## BEGIN

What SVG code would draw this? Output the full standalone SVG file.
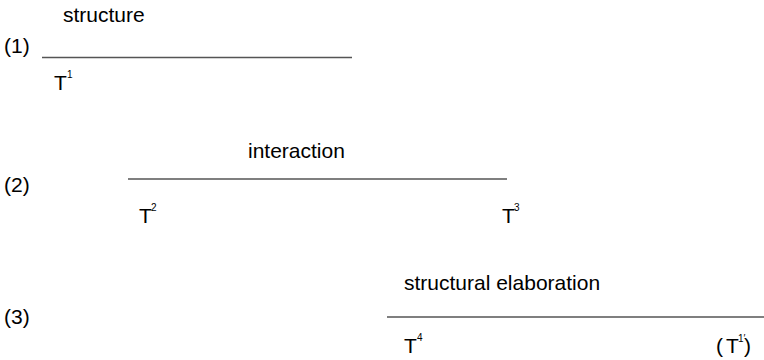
<svg xmlns="http://www.w3.org/2000/svg" width="764" height="360" viewBox="0 0 764 360">
<style>
text{font-family:"Liberation Sans",Arial,sans-serif;fill:#000}
.l{font-size:21px}
.s{font-size:10px}
.ln{stroke:#555;stroke-width:1.5}
</style>
<rect width="764" height="360" fill="#fff"/>
<g id="row1">
<text class="l" x="63" y="22">structure</text>
<text class="l" x="4" y="53">(1)</text>
<text class="l" x="54" y="90">T</text><text class="s" x="67" y="78">1</text>
</g>
<g id="row2">
<text class="l" x="248" y="158">interaction</text>
<text class="l" x="4" y="192">(2)</text>
<text class="l" x="139" y="223">T</text><text class="s" x="151" y="211">2</text>
<text class="l" x="502" y="223">T</text><text class="s" x="514" y="211">3</text>
</g>
<g id="row3">
<text class="l" x="404" y="290">structural elaboration</text>
<text class="l" x="4" y="324">(3)</text>
<text class="l" x="404" y="353">T</text><text class="s" x="417" y="341">4</text>
<text class="l" x="716" y="353">(</text><text class="l" x="726" y="353">T</text><text class="s" x="738" y="342">1′</text><text class="l" x="744" y="353">)</text>
</g>
<g id="connectors">
<line class="ln" x1="42" y1="57.5" x2="352" y2="57.5"/>
<line class="ln" x1="128" y1="179" x2="507" y2="179"/>
<line class="ln" x1="387" y1="317" x2="764" y2="317"/>
</g>
</svg>
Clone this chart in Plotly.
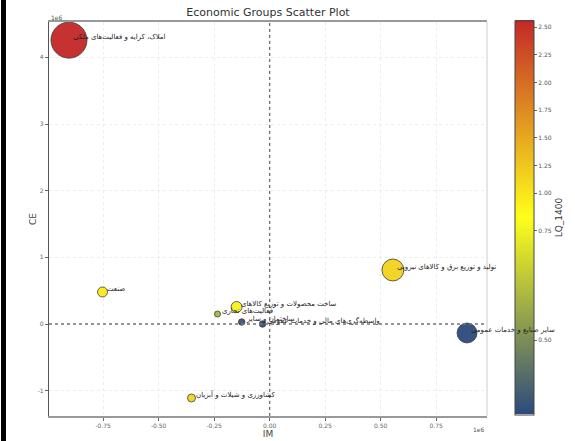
import plotly.graph_objects as go

# ---- data ----
labels = [
    "املاک، کرایه و فعالیت‌های ملکی",
    "صنعت",
    "ساخت محصولات و توزیع کالاهای",
    "فعالیت‌های تجاری",
    "ساختمان و سایر",
    "واسطه‌گری‌های مالی و خدمات عمومی",
    "تولید و توزیع برق و کالاهای نیرویی",
    "سایر صنایع و خدمات عمومی",
    "کشاورزی و شیلات و آبزیان",
]
im = [-904000, -753000, -149000, -235000, -126000, -32000, 555000, 889000, -352000]
ce = [4258000, 480000, 255000, 150000, 30000, 0, 810000, -135000, -1110000]
lq_1400 = [2.56, 0.95, 0.90, 0.60, 0.36, 0.35, 1.15, 0.33, 1.12]
employment = [130, 10, 12, 3.6, 4.2, 4.2, 48, 40, 6.4]

x_ticks = [-1.0e6, -0.75e6, -0.5e6, -0.25e6, 0.0, 0.25e6, 0.5e6, 0.75e6]
x_ticktext = ["-1.00", "-0.75", "-0.50", "-0.25", "0.00", "0.25", "0.50", "0.75"]
y_ticks = [-1e6, 0, 1e6, 2e6, 3e6, 4e6]
y_ticktext = ["-1", "0", "1", "2", "3", "4"]
cb_ticks = [0.50, 0.75, 1.00, 1.25, 1.50, 1.75, 2.00, 2.25, 2.50]

# ---- two-slope colour normalisation ----
vmin, vmax, vcenter = min(lq_1400), max(lq_1400), 0.78


def norm(v):
    if v < vcenter:
        return 0.5 * (v - vmin) / (vcenter - vmin)
    return 0.5 + 0.5 * (v - vcenter) / (vmax - vcenter)


cvals = [norm(v) for v in lq_1400]
cb_tickvals = [norm(v) for v in cb_ticks]
cb_ticktext = ["%.2f" % v for v in cb_ticks]

sizeref = 2 * max(employment) / (36 ** 2)

L, R, T, B = 49, 88, 22, 25
W, H = 575, 441
pw, ph = W - L - R, H - T - B

fig = go.Figure()
fig.add_trace(go.Scatter(
    x=im, y=ce, mode="markers",
    marker=dict(
        size=employment, sizemode="area", sizeref=sizeref,
        color=cvals, cmin=0, cmax=1,
        colorscale=[[0, "#2c4a7c"], [0.5, "#ffff1a"], [1, "#c32828"]],
        line=dict(color="#333333", width=0.8),
        opacity=0.95,
        colorbar=dict(
            x=1 + (515 - (W - R)) / pw, xanchor="left", xref="paper",
            y=0.5 + 1.5 / ph, yanchor="middle", len=(414 - 20) / ph, lenmode="fraction",
            ypad=0, xpad=0,
            thickness=19, outlinecolor="#444", outlinewidth=1,
            tickvals=cb_tickvals, ticktext=cb_ticktext,
            ticks="outside", ticklen=3, tickcolor="#666",
            tickfont=dict(size=6, color="#555", family="DejaVu Sans"),
            title=dict(text="LQ_1400", side="right",
                       font=dict(size=9, color="#333", family="DejaVu Sans")),
        ),
    ),
    showlegend=False,
    hoverinfo="skip",
))

annotations = []
for xi, yi, lab in zip(im, ce, labels):
    annotations.append(dict(
        x=xi, y=yi, xref="x", yref="y", text=lab, showarrow=False,
        xanchor="left", yanchor="bottom", xshift=2, yshift=-3,
        font=dict(size=7, color="#222", family="DejaVu Sans"),
    ))
annotations += [
    dict(x=0, y=1, xref="paper", yref="paper", text="1e6", showarrow=False,
         xanchor="left", yanchor="bottom", yshift=-1,
         font=dict(size=6, color="#555", family="DejaVu Sans")),
    dict(x=1, y=0, xref="paper", yref="paper", text="1e6", showarrow=False,
         xanchor="right", yanchor="top", yshift=-8,
         font=dict(size=6, color="#555", family="DejaVu Sans")),
    dict(x=-(L - 33) / pw, y=0.5, xref="paper", yref="paper", text="CE",
         showarrow=False, textangle=-90, xanchor="center", yanchor="middle",
         font=dict(size=9, color="#444", family="DejaVu Sans")),
]

shapes = [
    dict(type="line", xref="x", yref="paper", x0=0, x1=0, y0=0, y1=1,
         line=dict(color="#777", width=1.4, dash="dot")),
    dict(type="line", xref="paper", yref="y", x0=0, x1=1, y0=0, y1=0,
         line=dict(color="#777", width=1.4, dash="dot")),
    dict(type="line", xref="paper", yref="paper", x0=1, x1=1, y0=0, y1=1,
         line=dict(color="#cccccc", width=1)),
    dict(type="rect", xref="paper", yref="paper",
         x0=-(L - 1) / pw, x1=-(L - 6) / pw, y0=-B / ph, y1=1 + T / ph,
         fillcolor="black", line=dict(width=0), layer="above"),
]

fig.update_layout(
    width=W, height=H,
    margin=dict(l=L, r=R, t=T, b=B, autoexpand=False),
    paper_bgcolor="white", plot_bgcolor="white",
    font=dict(family="DejaVu Sans"),
    title=dict(text="Economic Groups Scatter Plot", x=(L + pw / 2) / W,
               xanchor="center", y=1 - 12 / H, yanchor="middle",
               font=dict(size=11, color="#333")),
    xaxis=dict(
        range=[-994000, 979000], tickvals=x_ticks, ticktext=x_ticktext,
        showgrid=True, gridcolor="#ececec", griddash="dot", gridwidth=1,
        zeroline=False, showline=True, linecolor="#999", linewidth=1.5,
        mirror=True, ticks="outside", ticklen=3, tickcolor="#666",
        tickfont=dict(size=6, color="#666"), automargin=False,
        title=dict(text="IM", font=dict(size=9, color="#444"), standoff=1),
    ),
    yaxis=dict(
        range=[-1380000, 4530000], tickvals=y_ticks, ticktext=y_ticktext,
        showgrid=True, gridcolor="#ececec", griddash="dot", gridwidth=1,
        zeroline=False, showline=True, linecolor="#555", linewidth=1.2,
        ticks="outside", ticklen=3, tickcolor="#666",
        tickfont=dict(size=6, color="#666"), automargin=False,
    ),
    annotations=annotations,
    shapes=shapes,
)

fig.write_html(
    "out.html",
    config={"displayModeBar": False},
    post_script="document.body.style.margin='0';document.body.style.overflow='hidden';",
)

## END

• [Instruction]
Reproduce exactly the run of lines that opens the listing and closes with the line holding "2.00, 2.25, 2.50]". Pictures are excluded.

• [Answer to this task]
What SVG code would draw this? Output the full standalone SVG file.
<svg xmlns="http://www.w3.org/2000/svg" width="764" height="360" viewBox="0 0 764 360">
<style>
text{font-family:"Liberation Sans",Arial,sans-serif;fill:#000}
.l{font-size:21px}
.s{font-size:10px}
.ln{stroke:#555;stroke-width:1.5}
</style>
<rect width="764" height="360" fill="#fff"/>
<g id="row1">
<text class="l" x="63" y="22">structure</text>
<text class="l" x="4" y="53">(1)</text>
<text class="l" x="54" y="90">T</text><text class="s" x="67" y="78">1</text>
</g>
<g id="row2">
<text class="l" x="248" y="158">interaction</text>
<text class="l" x="4" y="192">(2)</text>
<text class="l" x="139" y="223">T</text><text class="s" x="151" y="211">2</text>
<text class="l" x="502" y="223">T</text><text class="s" x="514" y="211">3</text>
</g>
<g id="row3">
<text class="l" x="404" y="290">structural elaboration</text>
<text class="l" x="4" y="324">(3)</text>
<text class="l" x="404" y="353">T</text><text class="s" x="417" y="341">4</text>
<text class="l" x="716" y="353">(</text><text class="l" x="726" y="353">T</text><text class="s" x="738" y="342">1′</text><text class="l" x="744" y="353">)</text>
</g>
<g id="connectors">
<line class="ln" x1="42" y1="57.5" x2="352" y2="57.5"/>
<line class="ln" x1="128" y1="179" x2="507" y2="179"/>
<line class="ln" x1="387" y1="317" x2="764" y2="317"/>
</g>
</svg>
Clone this chart in Plotly.
import plotly.graph_objects as go

# ---- data ----
labels = [
    "املاک، کرایه و فعالیت‌های ملکی",
    "صنعت",
    "ساخت محصولات و توزیع کالاهای",
    "فعالیت‌های تجاری",
    "ساختمان و سایر",
    "واسطه‌گری‌های مالی و خدمات عمومی",
    "تولید و توزیع برق و کالاهای نیرویی",
    "سایر صنایع و خدمات عمومی",
    "کشاورزی و شیلات و آبزیان",
]
im = [-904000, -753000, -149000, -235000, -126000, -32000, 555000, 889000, -352000]
ce = [4258000, 480000, 255000, 150000, 30000, 0, 810000, -135000, -1110000]
lq_1400 = [2.56, 0.95, 0.90, 0.60, 0.36, 0.35, 1.15, 0.33, 1.12]
employment = [130, 10, 12, 3.6, 4.2, 4.2, 48, 40, 6.4]

x_ticks = [-1.0e6, -0.75e6, -0.5e6, -0.25e6, 0.0, 0.25e6, 0.5e6, 0.75e6]
x_ticktext = ["-1.00", "-0.75", "-0.50", "-0.25", "0.00", "0.25", "0.50", "0.75"]
y_ticks = [-1e6, 0, 1e6, 2e6, 3e6, 4e6]
y_ticktext = ["-1", "0", "1", "2", "3", "4"]
cb_ticks = [0.50, 0.75, 1.00, 1.25, 1.50, 1.75, 2.00, 2.25, 2.50]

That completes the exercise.